Its premiere came shortly after the Center's $70 million renovation and was conducted by Anthony Parnther. It took place at the Mann on June 17, 2026 and was performed by the Philadelphia Orchestra, The Crossing, and the soloists: Mary Dunleavy, Meredith Lustig, Eve Gigliotti, David Portillo and Malcolm J. Merriweather.

== History ==
In 2024, the Mann Center commissioned Peter Boyer with a grant of $360,000 to compose a piece to celebrate the venue's 50 year anniversary.

=== Premiere ===
The piece was premiered at The Mann Center, on June 17, 2026, by the Philadelphia Orchestra and The Crossing under conductor Anthony Parnther. The 50-year anniversary performance also included The Star-Spangled Banner (conducted by Cherelle Parker), John Williams's Liberty Fanfare, Julia Wolfe's Liberty Bell and John Philip Sousa's The Stars and Stripes Forever.

== Composition ==
The work is roughly 45 minutes long and is orchestrated for SATB choir, five soloists and orchestra.

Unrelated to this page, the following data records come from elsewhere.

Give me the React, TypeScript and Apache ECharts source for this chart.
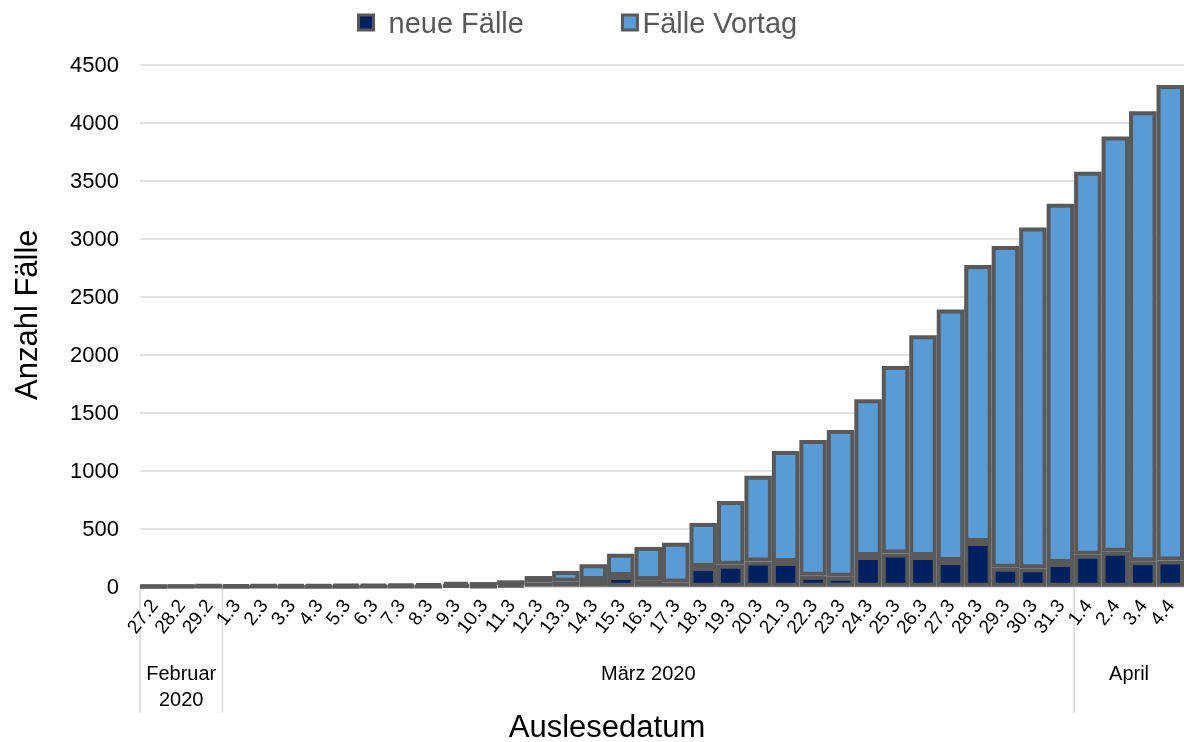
import React, { useEffect, useRef } from 'react';
import * as echarts from 'echarts';

const categories = [
  '27.2', '28.2', '29.2',
  '1.3', '2.3', '3.3', '4.3', '5.3', '6.3', '7.3', '8.3', '9.3', '10.3',
  '11.3', '12.3', '13.3', '14.3', '15.3', '16.3', '17.3', '18.3', '19.3', '20.3',
  '21.3', '22.3', '23.3', '24.3', '25.3', '26.3', '27.3', '28.3', '29.3', '30.3', '31.3',
  '1.4', '2.4', '3.4', '4.4',
];

const neueFaelle = [
  1, 2, 5, 1, 2, 1, 1, 1, 2, 2,
  4, 12, 2, 15, 37, 43, 58, 92, 57, 37,
  170, 190, 218, 213, 95, 86, 265, 287, 264, 222,
  385, 164, 159, 205, 276, 302, 219, 225,
];

const faelleVortag = [
  4, 5, 7, 12, 13, 15, 16, 17, 18, 20,
  22, 26, 38, 40, 55, 92, 135, 193, 285, 342,
  379, 549, 739, 957, 1170, 1265, 1351, 1616, 1903, 2167,
  2389, 2774, 2938, 3097, 3302, 3578, 3880, 4099,
];

const yMin = 0;
const yMax = 4500;
const yInterval = 500;

const monthGroups = [
  { label: 'Februar\n2020', from: '27.2', to: '29.2' },
  { label: 'März 2020', from: '1.3', to: '31.3' },
  { label: 'April', from: '1.4', to: '4.4' },
];

const seriesNames = ['neue Fälle', 'Fälle Vortag'];
const xTitle = 'Auslesedatum';
const yTitle = 'Anzahl Fälle';

const FONT = "'Liberation Sans', Arial, sans-serif";
const BORDER = '#595959';
const GRID = '#d9d9d9';

export default function App() {
  const ref = useRef<HTMLDivElement>(null);

  useEffect(() => {
    if (!ref.current) return;
    const chart = echarts.init(ref.current, null, { renderer: 'svg' });
    chart.setOption({
      animation: false,
      textStyle: { fontFamily: FONT },
      legend: {
        top: 3,
        left: 352,
        itemWidth: 15,
        itemHeight: 15,
        itemGap: 97,
        icon: 'rect',
        itemStyle: { borderColor: BORDER, borderWidth: 3 },
        textStyle: { fontSize: 29, color: '#595959', fontFamily: FONT },
        data: [
          { name: seriesNames[0], textStyle: { padding: [0, 0, 0, 10] } },
          { name: seriesNames[1] },
        ],
      },
      grid: { left: 140, right: 0, top: 64.7, bottom: 155.3, containLabel: false },
      xAxis: {
        type: 'category',
        data: categories,
        axisLine: { lineStyle: { color: GRID, width: 1.5 } },
        axisTick: { show: false },
        axisLabel: {
          interval: 0,
          rotate: 52,
          fontSize: 19,
          color: '#000',
          margin: 15,
          fontFamily: FONT,
        },
      },
      yAxis: {
        type: 'value',
        min: yMin,
        max: yMax,
        interval: yInterval,
        axisLine: { show: false },
        axisTick: { show: false },
        axisLabel: {
          fontSize: 22,
          color: '#000',
          margin: 21,
          fontFamily: FONT,
          formatter: (v: number) => String(v),
        },
        splitLine: { lineStyle: { color: GRID, width: 1.5 } },
      },
      series: [
        {
          name: seriesNames[0],
          type: 'bar',
          stack: 'total',
          data: neueFaelle,
          barCategoryGap: '0%',
          itemStyle: { color: '#002060', borderColor: BORDER, borderWidth: 4 },
        },
        {
          name: seriesNames[1],
          type: 'bar',
          stack: 'total',
          data: faelleVortag,
          barCategoryGap: '0%',
          itemStyle: { color: '#5b9bd5', borderColor: BORDER, borderWidth: 4 },
        },
      ],
    });

    const px = (c: string) => chart.convertToPixel({ xAxisIndex: 0 }, c) as number;
    const step = px(categories[1]) - px(categories[0]);
    const y0 = chart.convertToPixel({ yAxisIndex: 0 }, 0) as number;
    const yTop = chart.convertToPixel({ yAxisIndex: 0 }, yMax) as number;
    const graphics: any[] = [];
    monthGroups.forEach((g) => {
      const x0 = px(g.from) - step / 2;
      const x1 = px(g.to) + step / 2;
      graphics.push({
        type: 'line',
        shape: { x1: x0, y1: y0, x2: x0, y2: y0 + 126 },
        style: { stroke: GRID, lineWidth: 1.5 },
        silent: true,
      });
      graphics.push({
        type: 'text',
        x: (x0 + x1) / 2,
        y: y0 + 73,
        style: {
          text: g.label,
          fontSize: 20,
          fontFamily: FONT,
          fill: '#000',
          align: 'center',
          verticalAlign: 'top',
          lineHeight: 26,
        },
        silent: true,
      });
    });
    graphics.push({
      type: 'text',
      x: 607,
      y: 726,
      style: {
        text: xTitle,
        fontSize: 31,
        fontFamily: FONT,
        fill: '#000',
        align: 'center',
        verticalAlign: 'middle',
      },
      silent: true,
    });
    graphics.push({
      type: 'text',
      x: 26,
      y: (y0 + yTop) / 2 - 11,
      rotation: Math.PI / 2,
      style: {
        text: yTitle,
        fontSize: 31,
        fontFamily: FONT,
        fill: '#000',
        align: 'center',
        verticalAlign: 'middle',
      },
      silent: true,
    });
    chart.setOption({ graphic: graphics });

    return () => chart.dispose();
  }, []);

  return (
    <div
      ref={ref}
      style={{ position: 'fixed', left: 0, top: 0, width: 1184, height: 742 }}
    />
  );
}
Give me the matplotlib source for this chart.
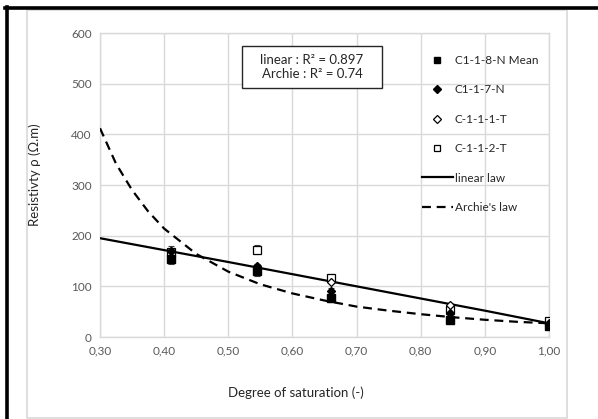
import numpy as np
import matplotlib
matplotlib.use('Agg')
import matplotlib.pyplot as plt
from matplotlib.lines import Line2D
from matplotlib.patches import Rectangle
from matplotlib.ticker import FuncFormatter

#------------------------------------------------------------------------
# D A T A
#------------------------------------------------------------------------
saturation = [0.41, 0.545, 0.66, 0.845, 1.00]

rho_mean   = [154, 131, 77, 33, 22]     # C1-1-8-N Mean
err_mean   = [9, 10, 7, 5, 3]
rho_c117   = [170, 140, 90, 48, 25]     # C1-1-7-N
err_c117   = [9, 5, 6, 4, 2]
rho_c1111  = [169, 135, 109, 63, 27]    # C-1-1-1-T
rho_c1112  = [167, 172, 116, 54, 31]    # C-1-1-2-T
err_c1112  = [6, 9, 9, 6, 2]

lin_S      = [0.30, 0.50, 0.70, 0.90, 1.00]
lin_rho    = [195, 148, 100, 52, 27]

archie_S   = [0.30, 0.325, 0.35, 0.375, 0.40, 0.45, 0.50, 0.55, 0.60,
              0.65, 0.70, 0.75, 0.80, 0.85, 0.90, 0.95, 1.00]
archie_rho = [412, 342, 290, 248, 214, 164, 129, 104, 86,
              72, 60, 52, 45, 39, 34, 30, 27]

xticks = [0.30, 0.40, 0.50, 0.60, 0.70, 0.80, 0.90, 1.00]
yticks = [0, 100, 200, 300, 400, 500, 600]

GRID = '#d9d9d9'
TXT = '#595959'
DARK = '#262626'

plt.rcParams['font.family'] = ['Lato', 'DejaVu Sans']

fig = plt.figure(figsize=(5.98, 4.19), dpi=100)
W, H = 598., 419.
ax = fig.add_axes([100/W, 1-337/H, (549-100)/W, (337-33)/H])

# ----- frame lines of the picture
fig.add_artist(Line2D([6.5/W, 6.5/W], [0, 1-7/H], color='black', lw=2.6, transform=fig.transFigure))
fig.add_artist(Line2D([5/W, 1], [1-8.5/H, 1-8.5/H], color='black', lw=2.6, transform=fig.transFigure))
fig.add_artist(Rectangle((27/W, 1-418/H), (567-27)/W, (418-10)/H, fill=False,
                         ec=GRID, lw=1.2, transform=fig.transFigure))

# ----- curves
ax.plot(lin_S, lin_rho, color='black', lw=1.6, zorder=3)
ax.plot(archie_S, archie_rho, color='black', lw=1.6, ls=(0, (4, 2.6)), zorder=3)

# ----- data points (error bars first, markers on top)
ebar = dict(fmt='none', ecolor='#404040', elinewidth=0.8, capsize=2.5, capthick=0.8, zorder=4)
ax.errorbar(saturation, rho_c1112, yerr=err_c1112, **ebar)
ax.errorbar(saturation, rho_c117, yerr=err_c117, **ebar)
ax.errorbar(saturation, rho_mean, yerr=err_mean, **ebar)
ax.plot(saturation, rho_c1112, 's', ms=6, mfc='white', mec='black', mew=0.9, zorder=5)
ax.plot(saturation, rho_c1111, 'D', ms=4.5, mfc='white', mec='black', mew=0.9, zorder=5)
ax.plot(saturation, rho_c117, 'D', ms=4.5, mfc='black', mec='black', zorder=5)
ax.plot(saturation, rho_mean, 's', ms=6, mfc='black', mec='black', zorder=5)

ax.set_xlim(0.30, 1.00)
ax.set_ylim(0, 600)
ax.set_xticks(xticks)
ax.set_yticks(yticks)
ax.xaxis.set_major_formatter(FuncFormatter(lambda v, p: ('%.2f' % v).replace('.', ',')))
ax.tick_params(length=0, labelsize=8.5, labelcolor=TXT, pad=6)
ax.grid(True, color=GRID, lw=1)
ax.set_axisbelow(True)
for s in ax.spines.values():
    s.set_color(GRID)
    s.set_linewidth(1)

ax.set_xlabel('Degree of saturation (-)', fontsize=9.5, color=DARK)
ax.set_ylabel('Resistivty ρ (Ω.m)', fontsize=9.5, color=DARK)
ax.xaxis.set_label_coords((296-100)/449., -(386-337)/304., transform=ax.transAxes)
ax.yaxis.set_label_coords(-(100-41)/449., (337-175)/304., transform=ax.transAxes)

# ----- legend (small markers, no error bars)
handles = [
    Line2D([], [], ls='none', marker='s', ms=4.5, mfc='black', mec='black'),
    Line2D([], [], ls='none', marker='D', ms=3.8, mfc='black', mec='black'),
    Line2D([], [], ls='none', marker='D', ms=3.8, mfc='white', mec='black', mew=0.9),
    Line2D([], [], ls='none', marker='s', ms=5, mfc='white', mec='black', mew=0.9),
    Line2D([], [], color='black', lw=1.6),
    Line2D([], [], color='black', lw=1.6, ls=(0, (4, 2.6))),
]
labels = ['C1-1-8-N Mean', 'C1-1-7-N', 'C-1-1-1-T', 'C-1-1-2-T', 'linear law', "Archie's law"]
leg = ax.legend(handles, labels, loc='upper left', bbox_to_anchor=(416/W, 1-49/H),
                bbox_transform=fig.transFigure, frameon=False, fontsize=8.5, labelspacing=1.56,
                handlelength=2.6, handletextpad=0.2, borderpad=0)
for t in leg.get_texts():
    t.set_color(DARK)

# ----- R^2 box
fig.add_artist(Rectangle((242/W, 1-88/H), (382-242)/W, (88-46)/H, fill=True, fc='white',
                         ec=DARK, lw=1, transform=fig.transFigure))
fig.text(312/W, 1-67/H, 'linear : R² = 0.897\nArchie : R² = 0.74', ha='center', va='center',
         fontsize=9.5, color=DARK, linespacing=1.1)

fig.savefig('out.png', dpi=100)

Each section within the piece focuses on a different character and their experience with the exposition. The characters within the piece include: Amelia Dunning, a mother who "mournfully watches" children play on decommissioned cannon due to her son's death during the American Civil War; Susan McCormick, a Ohioan housewife visiting the Women's Pavilion; Horace Clarke, an ecstatic man viewing a brand-new telephone; Ignatius Thomas, a black server at the Restaurant of the South; and Marion Jozwiak, a Polish immigrant viewing the exposition from the Statue of Liberty's torch.

== Reception ==
On the piece premiere, both John McWhorter of The New York Times and Maayan Voss de Bettancourt of OperaWire questioned the use of images during the performance; but while McWhorter "gradually found that they made the piece a more complete experience", De Bettencourt stated that the use of AI to animate images "ruined the experience" and made her "physically nauseous". She stated that while she found the film's genuine archival image use and non-AI parts "legitimately great", she believed that the AI sections "sloppified them gave the impression that the creative team didn't trust the audience to be sufficiently thrilled by these depictions of a lesser-known part of our history".